Today, the Museum of Biblical Art (MOBIA) announced that after its current exhibition, “Sculpture in the Age of Donatello,” comes to a close on June 14 it will close to the public for good, and cease all operations June 30. The museum specializes in focused exhibitions of art inspired by the Bible, and its legacy in Christian and Jewish traditions.
Currently located at 1865 Broadway, between Columbus Circle and Lincoln Center, the museum was founded in 1997 by the American Bible Society (ABS) and became an independent museum in 2004. In February, ABS sold its headquarters and announced plans to relocate to Philadelphia, leaving MOBIA in search of a new home and other New York-based partners. The museum does not have a permanent collection. Instead it operates as a non-profit arts institution and hosts three temporary exhibitions annually. Unable to raise enough funds for the move to a new location, the museum has decided to end its programming.
“I am deeply proud of what we have accomplished at MOBIA, and deeply sorry that we will not be able to present the many exciting exhibitions and projects we had planned for the coming years,” MOBIA director Richard P. Townsend in a statement.
“Under Richard’s leadership, MOBIA has presented extraordinary exhibitions and programs and has elevated its standing to become a true peer of the great art museums of this city,” echoed co-chair of the MOBIA Board of Trustees Elaine Hirschl Ellis. “With Richard as director, I have no doubt that MOBIA would have continued to flourish had there been more time to raise funds to sustain the institution. It is painfully ironic that we must cease existence at the moment the Museum has achieved such prominence.”
MOBIA’s current show is a major loan exhibition of 23 masterworks borrowed from Florence’s Museo dell’ Opera del Duomo (Cathedral Works Museum). The show is the highlight of the museum’s 10th anniversary season, and was met with positive acclaim from critics.

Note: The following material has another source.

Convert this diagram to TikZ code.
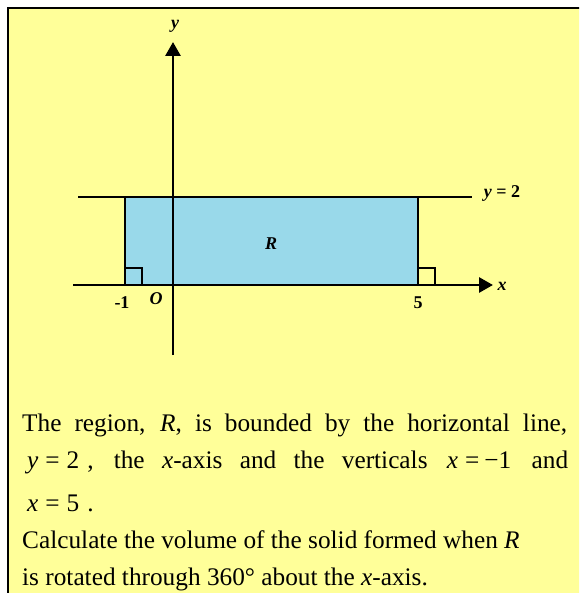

The New York Times‘ Ken Johnson called it “a beautiful, soul-stirring exhibition” and the Barrymore Laurence Scherer wrote at length for the Wall Street Journal about the exhibition’s unique and “striking” design. Many of the works by Donatello, Brunelleschi, Nanni di Banco, and Luca della Robbia, have never been shown outside of Italy, and the show will not travel to any other institution.